Willem de Kooning in his studio with Woman I in progress (after the sixth state), c. 1952. Photo by Kay Bell Reynal, courtesy of Kay Bell Reynal Papers, Archives of American Art, Smithsonian Institution.

Oil on canvas, 1950; 206.2 x 257.3 cm Mr. and Mrs. Frank G. Logan Purchase Prize; gift of Mr. and Mrs. Noah Goldowsky and Edgar Kaufmann, Jr., 1952.1

Student Project

Introductory Exploration

Create several abstract (no recognizable images) drawings that interpret the feelings of confusion, melancholy, elation, doubt, and defiance. Select your medium carefully-you may use markers, oil or chalk pastels, colored pencils, or any combination of the four. As you interpret the feeling, decide the kind of line quality you wish to achieve-an oil pastel will create a dark, rough line while a pencil would be thin and smooth. Make marks with the medium/media you choose that you feel communicates the feeling you are trying to describe. You can make lines, dots, abstract shapes-as long as there are no recognizable images.

Written Assignment

Write an essay that explores how we interpret emotion.
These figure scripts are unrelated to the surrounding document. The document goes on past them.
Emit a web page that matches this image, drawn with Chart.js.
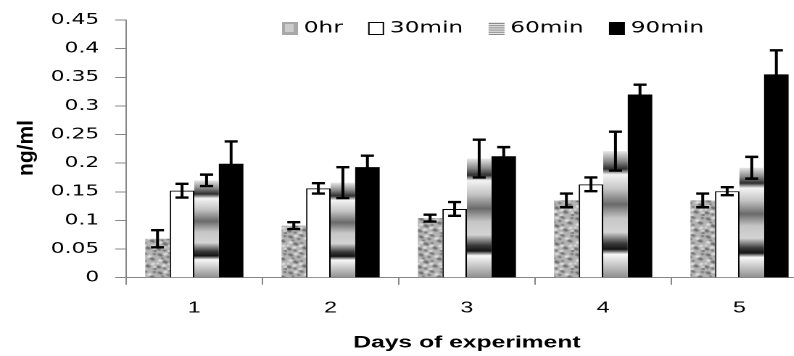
<!DOCTYPE html>
<html><head><meta charset="utf-8">
<script src="https://cdn.jsdelivr.net/npm/chart.js@4.4.1/dist/chart.umd.min.js"></script>
<style>
html,body{margin:0;padding:0;background:#fff;overflow:hidden;}
#wrap{width:794px;height:356px;overflow:hidden;position:relative;background:#fff;}
#c{display:block;}
</style></head><body>
<div id="wrap"><canvas id="c" width="560" height="356" style="width:812px;height:356px"></canvas></div>
<script>
// ---- data ----
const categories = ['1', '2', '3', '4', '5'];
const seriesLabels = ['0hr', '30min', '60min', '90min'];
const values0hr  = [0.068, 0.091, 0.104, 0.135, 0.135];
const values30   = [0.152, 0.156, 0.120, 0.163, 0.151];
const values60   = [0.170, 0.166, 0.208, 0.221, 0.192];
const values90   = [0.199, 0.193, 0.212, 0.320, 0.355];
const err0hr = [0.015, 0.006, 0.006, 0.012, 0.012];
const err30  = [0.012, 0.009, 0.012, 0.012, 0.007];
const err60  = [0.010, 0.027, 0.033, 0.034, 0.019];
const err90  = [0.039, 0.020, 0.016, 0.017, 0.042];
const yTickLabels = ['0', '0.05', '0.1', '0.15', '0.2', '0.25', '0.3', '0.35', '0.4', '0.45'];
const xTitle = 'Days of experiment';
const yTitle = 'ng/ml';

// ---- textures ----
function makeGranite() {
  const t = document.createElement('canvas');
  t.width = 36; t.height = 36;
  const g = t.getContext('2d');
  g.fillStyle = '#b4b4b4'; g.fillRect(0, 0, 36, 36);
  g.filter = 'blur(1.2px)';
  const dark = [[5,6,4,2.6],[20,3,3.5,2.2],[30,14,4,2.6],[12,20,4.2,2.8],[3,30,3.6,2.6],[24,28,4,2.8],[34,34,3,2.2],[16,10,2.6,2],[33,4,2.4,2],[8,13,2,2.2],[20,18,2.2,1.8],[11,33,2.6,2]];
  const light = [[12,4,3,2.2],[26,9,3.2,2.4],[5,17,3,2.6],[19,24,3.2,2.4],[31,24,3,2.2],[10,27,3,2.4],[18,34,2.8,2],[1,23,2.2,2],[33,30,2.2,1.8]];
  g.fillStyle = '#6e6e6e';
  dark.forEach(([x,y,rx,ry]) => { g.beginPath(); g.ellipse(x,y,rx,ry,0.6,0,Math.PI*2); g.fill(); });
  g.fillStyle = '#e2e2e2';
  light.forEach(([x,y,rx,ry]) => { g.beginPath(); g.ellipse(x,y,rx,ry,-0.4,0,Math.PI*2); g.fill(); });
  return t;
}
const graniteTile = makeGranite();
const cvs = document.getElementById('c');
const mainCtx = cvs.getContext('2d');
const granite = mainCtx.createPattern(graniteTile, 'repeat');
try { granite.setTransform(new DOMMatrix().scale(0.5, 0.5)); } catch (e) {}

const bandStops = [
  [0.00, '#e8e8e8'], [0.08, '#8a8a8a'], [0.14, '#2e2e2e'], [0.185, '#f4f4f4'],
  [0.30, '#c4c4c4'], [0.42, '#6a6a6a'], [0.53, '#c6c6c6'], [0.64, '#d4d4d4'],
  [0.73, '#3a3a3a'], [0.775, '#151515'], [0.815, '#f8f8f8'], [1.00, '#8e8e8e']
];
function bandFill(c) {
  const chart = c.chart;
  if (c.type !== 'data' || !chart.scales || !chart.scales.y) return '#999';
  const ys = chart.scales.y;
  const top = ys.getPixelForValue(c.raw);
  const base = ys.getPixelForValue(0);
  if (!isFinite(top) || !isFinite(base) || base - top < 1) return '#999';
  const gr = chart.ctx.createLinearGradient(0, top, 0, base);
  bandStops.forEach(([o, col]) => gr.addColorStop(o, col));
  return gr;
}

const errs = [err0hr, err30, err60, err90];

const errorBars = {
  id: 'errorBars',
  afterDatasetsDraw(chart) {
    const ctx = chart.ctx, ys = chart.scales.y;
    ctx.save();
    ctx.strokeStyle = '#000';
    chart.data.datasets.forEach((ds, i) => {
      const meta = chart.getDatasetMeta(i);
      meta.data.forEach((bar, j) => {
        const v = ds.data[j], e = errs[i][j];
        const yT = ys.getPixelForValue(v + e), yB = ys.getPixelForValue(v - e);
        const x = bar.x;
        ctx.lineWidth = 2;
        ctx.beginPath(); ctx.moveTo(x, yT); ctx.lineTo(x, yB); ctx.stroke();
        ctx.lineWidth = 2.4;
        ctx.beginPath();
        ctx.moveTo(x - 4.5, yT); ctx.lineTo(x + 4.5, yT);
        ctx.moveTo(x - 4.5, yB); ctx.lineTo(x + 4.5, yB);
        ctx.stroke();
      });
    });
    ctx.restore();
  }
};

const customLegend = {
  id: 'customLegend',
  afterDraw(chart) {
    const ctx = chart.ctx;
    ctx.save();
    ctx.font = '16px "DejaVu Sans"';
    ctx.textBaseline = 'middle';
    ctx.textAlign = 'left';
    let x = 194.5;
    const by = 22, bw = 11, bh = 13;
    seriesLabels.forEach((lab, i) => {
      if (i === 0) {
        ctx.fillStyle = '#a8a8a8'; ctx.fillRect(x, by, bw, bh);
        ctx.fillStyle = 'rgba(220,220,220,0.7)'; ctx.fillRect(x + 2, by + 2, bw - 5, bh - 5);
      } else if (i === 1) {
        ctx.fillStyle = '#fff'; ctx.fillRect(x, by, bw, bh);
        ctx.strokeStyle = '#000'; ctx.lineWidth = 1; ctx.strokeRect(x + 0.5, by + 0.5, bw - 1, bh - 1);
      } else if (i === 2) {
        ctx.fillStyle = '#e4e4e4'; ctx.fillRect(x, by, bw, bh);
        ctx.fillStyle = '#8c8c8c';
        for (let k = 1; k < bh; k += 2.2) ctx.fillRect(x, by + k, bw, 1);
      } else {
        ctx.fillStyle = '#000'; ctx.fillRect(x, by, bw, bh);
      }
      ctx.fillStyle = '#000';
      ctx.fillText(lab, x + bw + 4, 28.5);
      x += bw + 4 + ctx.measureText(lab).width + 17.5;
    });
    ctx.restore();
  }
};

const yTitlePlugin = {
  id: 'yTitlePlugin',
  afterDraw(chart) {
    const ctx = chart.ctx;
    ctx.save();
    ctx.translate(18.4, 148);
    ctx.rotate(-Math.PI / 2);
    ctx.scale(1, 0.72);
    ctx.font = 'bold 21px "Liberation Sans"';
    ctx.fillStyle = '#000';
    ctx.textAlign = 'center';
    ctx.textBaseline = 'middle';
    ctx.fillText(yTitle, 0, 0);
    ctx.restore();
  }
};

const axisGray = '#868686';

new Chart(cvs, {
  type: 'bar',
  data: {
    labels: categories,
    datasets: [
      { label: seriesLabels[0], data: values0hr, backgroundColor: granite, borderWidth: 0 },
      { label: seriesLabels[1], data: values30, backgroundColor: '#ffffff', borderColor: '#000', borderWidth: 1 },
      { label: seriesLabels[2], data: values60, backgroundColor: bandFill, borderWidth: 0 },
      { label: seriesLabels[3], data: values90, backgroundColor: '#000000', borderWidth: 0 }
    ]
  },
  options: {
    responsive: false,
    devicePixelRatio: 2,
    animation: false,
    categoryPercentage: 0.72,
    barPercentage: 1,
    layout: { padding: { top: 18.7, right: 3, bottom: 0, left: 0 } },
    plugins: { legend: { display: false }, tooltip: { enabled: false } },
    scales: {
      x: {
        grid: { offset: true, drawOnChartArea: false, drawTicks: true, tickLength: 7, color: axisGray },
        border: { color: axisGray, width: 1 },
        ticks: { color: '#000', font: { family: 'Liberation Sans', size: 16 }, padding: 14 },
        title: { display: true, text: xTitle, color: '#000', font: { family: 'Liberation Sans', size: 17, weight: 'bold' }, padding: { top: 0, bottom: 3 } },
        afterFit(s) { s.height = 78.3; }
      },
      y: {
        min: 0, max: 0.45,
        grid: { drawOnChartArea: false, drawTicks: true, tickLength: 7.6, color: axisGray },
        border: { color: axisGray, width: 1 },
        ticks: { stepSize: 0.05, color: '#000', font: { family: 'DejaVu Sans', size: 15 }, padding: 11,
          callback: (v, i) => yTickLabels[i] },
        afterFit(s) { s.width = 87; }
      }
    }
  },
  plugins: [errorBars, customLegend, yTitlePlugin]
});
</script>
</body></html>
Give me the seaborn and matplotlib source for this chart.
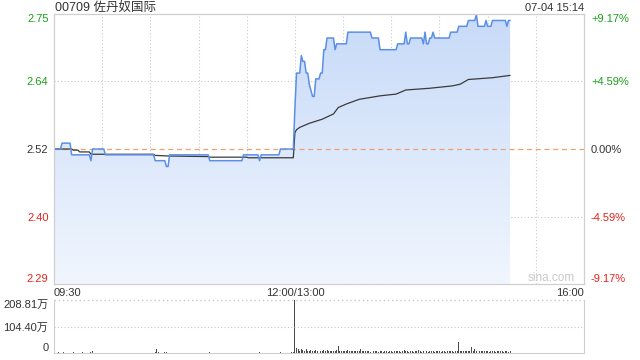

Do we use similar colors or marks for the same emotion? How do we differ? Why would or wouldn't we interpret emotion the same? What influences our choice of medium and mark making?

Independent Project

Create a painting that abstractly expresses a specific experience in your life. Select colors that you feel communicate how you felt at the moment. Create marks that help express your sensory memories of the experience.